En revanche, pour les républicains, le bonheur à venir sera quelque chose d'entièrement nouveau, annulant tout ce qui a précédé la révolution.
Les premières prédictions politiques paraissent dans des almanachs de 1790, il s'agit donc d'un phénomène immédiat.
En choisissant la forme d'almanach, les auteurs tentaient d'atteindre un public vaste et populaire. Toutefois, l'étude de ces publications conduit à douter de la réussite de ce but. Le « sans-culotte moyen » passe tout à fait à côté de ces messages. A. Soboul 25 situe les lectures des plus instruits au niveau de la littérature de colportage. Seuls quelques textes comme l' « Almanach du Père Gérard », destinés à une lecture et à une réflexion collectives connaissent une réelle diffusion populaire, en particulier, dans les milieux des militants clubistes. Le détournement politique pratiqué par les rédacteurs contre-révolutionnaires ne dépasse pas l'exercice formel apprécié des seuls possesseurs d'une culture suffisante pour se moquer des almanachs populaires et de l'univers mental qu'ils représentent. Paradoxalement, dans le même temps, un almanach non politique, en marge de l'actualité : l' « Almanach des campagnes et l'ami du cultivateur » 26 dénonce cette forme traditionnelle de l'almanach populaire :
« Un temps plus heureux est enfin venu ; et un de vos plus sincères amis en profite pour vous entretenir, et de vos avantages et de vos droits et de vos devoirs ; pour vous en entretenir, et dans quel ouvrage ? dans un ouvrage qui n'étoit jadis destiné qu'à vous offrir d'absurdes prédictions. Hommes modestes, vous dont chacun a toujours été forcé de reconnaître le sage jugement, pourriez-vous regretter ces ridicules rêveries ?... »
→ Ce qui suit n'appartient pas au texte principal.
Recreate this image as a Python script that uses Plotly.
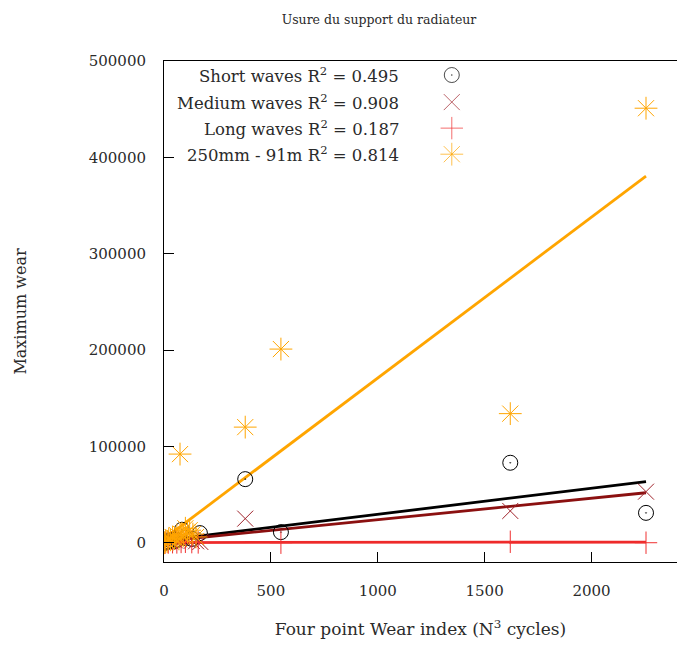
import plotly.graph_objects as go

# ---------------- data ----------------
short_x = [5, 12, 20, 30, 45, 60, 84, 100, 130, 168, 380, 547, 1620, 2255]
short_y = [0, 500, 1500, 2500, 1500, 3000, 13500, 5000, 4000, 10000, 66000, 11000, 83000, 31000]

medium_x = [5, 15, 30, 50, 70, 90, 110, 130, 150, 170, 380, 1620, 2255]
medium_y = [0, 800, 1500, 2500, 3500, 4000, 3000, 2000, 1500, 800, 25000, 33000, 53000]

long_x = [5, 20, 40, 60, 80, 100, 130, 160, 547, 1620, 2255]
long_y = [0, 200, 500, 300, 800, 1000, 600, 300, 0, 1000, 0]

mm_x = [3, 8, 15, 22, 30, 40, 50, 60, 70, 75, 80, 90, 100, 110, 120, 135, 150, 380, 547, 1620, 2255]
mm_y = [0, 2000, 1000, 4000, 3000, 6000, 5000, 8000, 4000, 92000, 9000, 7000, 15000, 11000, 13000, 9000, 6000, 120000, 201000, 134000, 451000]

# linear fits (slope, intercept) and R^2
fit_slope = [27.0, 22.3, 0.2, 167.0]
fit_intercept = [2500, 1600, 200, 4000]
r2 = [0.495, 0.908, 0.187, 0.814]
names = ["Short waves", "Medium waves", "Long waves", "250mm - 91m"]

x_ticks = [0, 500, 1000, 1500, 2000]
y_ticks = [0, 100000, 200000, 300000, 400000, 500000]

# ---------------- style ----------------
FONT = "DejaVu Serif"
TXT = "#2a2a2a"
marker_colors = ["black", "#a0242c", "#f03030", "#ffa500"]
line_colors = ["black", "#8b1010", "#ee2a2a", "#ffa500"]
symbols = ["circle-open-dot", "x-thin-open", "cross-thin-open", "asterisk-open"]
msizes = [15, 16, 16, 19]

series = [(short_x, short_y), (medium_x, medium_y), (long_x, long_y), (mm_x, mm_y)]

fig = go.Figure()

# fit lines
for i, (xs, ys) in enumerate(series):
    x0, x1 = min(xs), max(xs)
    fig.add_trace(go.Scatter(
        x=[x0, x1],
        y=[fit_intercept[i] + fit_slope[i] * x0, fit_intercept[i] + fit_slope[i] * x1],
        mode="lines", line=dict(color=line_colors[i], width=2.8),
        showlegend=False, hoverinfo="skip"))

# scatter points
for i, (xs, ys) in enumerate(series):
    fig.add_trace(go.Scatter(
        x=xs, y=ys, mode="markers", name=names[i],
        marker=dict(symbol=symbols[i], size=msizes[i], color=marker_colors[i],
                    line=dict(color=marker_colors[i], width=1)),
        showlegend=False))

# manual gnuplot-style key: right-aligned text, symbol on the right
key_rows = [0.972, 0.918, 0.866, 0.814]
fig.add_trace(go.Scatter(
    x=[0.561] * 4, y=key_rows, mode="markers", xaxis="x2", yaxis="y2",
    marker=dict(symbol=symbols, size=msizes, color=marker_colors,
                line=dict(color=marker_colors, width=1)),
    showlegend=False, hoverinfo="skip"))
annotations = []
for i in range(4):
    annotations.append(dict(
        x=0.462, y=key_rows[i], xref="paper", yref="paper",
        xanchor="right", yanchor="middle", showarrow=False,
        text=f"{names[i]} R<sup>2</sup> = {r2[i]:.3f}",
        font=dict(family=FONT, size=16.5, color=TXT)))

fig.update_layout(
    width=677, height=653,
    margin=dict(l=164, r=0, t=61, b=91),
    paper_bgcolor="white", plot_bgcolor="white",
    font=dict(family=FONT, size=15, color=TXT),
    title=dict(text="Usure du support du radiateur", x=379 / 677, xanchor="center",
               y=1 - 20 / 653, yanchor="middle", font=dict(family=FONT, size=12.5, color=TXT)),
    annotations=annotations,
    xaxis=dict(range=[0, 2400], tickvals=x_ticks, ticktext=[str(v) for v in x_ticks],
               showgrid=False, zeroline=False, showline=True, linecolor="black", linewidth=1,
               mirror=True, ticks="inside", ticklen=10, tickcolor="black",
               ticklabelstandoff=15, tickfont=dict(family=FONT, size=15, color=TXT),
               title=dict(text="Four point Wear index (N<sup>3</sup> cycles)", standoff=24,
                          font=dict(family=FONT, size=17, color=TXT))),
    yaxis=dict(range=[-20000, 500000], tickvals=y_ticks, ticktext=[str(v) for v in y_ticks],
               showgrid=False, zeroline=False, showline=True, linecolor="black", linewidth=1,
               mirror=True, ticks="inside", ticklen=10, tickcolor="black",
               ticklabelstandoff=14, tickfont=dict(family=FONT, size=15, color=TXT),
               title=dict(text="Maximum wear", standoff=58, font=dict(family=FONT, size=16, color=TXT))),
    xaxis2=dict(range=[0, 1], overlaying="x", visible=False),
    yaxis2=dict(range=[0, 1], overlaying="y", visible=False),
)

fig.write_html("out.html")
Cet avertissement transmet le souffle des Lumières aux lecteurs des anciens almanachs traditionnels auxquels l'auteur propose un contenu nouveau et « éclairé ». La fin du XVIIIe siècle marque une mutation importante du genre littéraire populaire que constitue l'almanach. Messages politiques dans le contexte révolutionnaire, courant des Lumières et rousseauisme 27 utilisent l'almanach comme moyen de diffusion vers un public populaire. Ces ouvertures, politiques, culturelles et sociales de l'almanach dans les dernières années du XVIIIe siècle seraient à étudier précisément, par relecture du contenu des textes.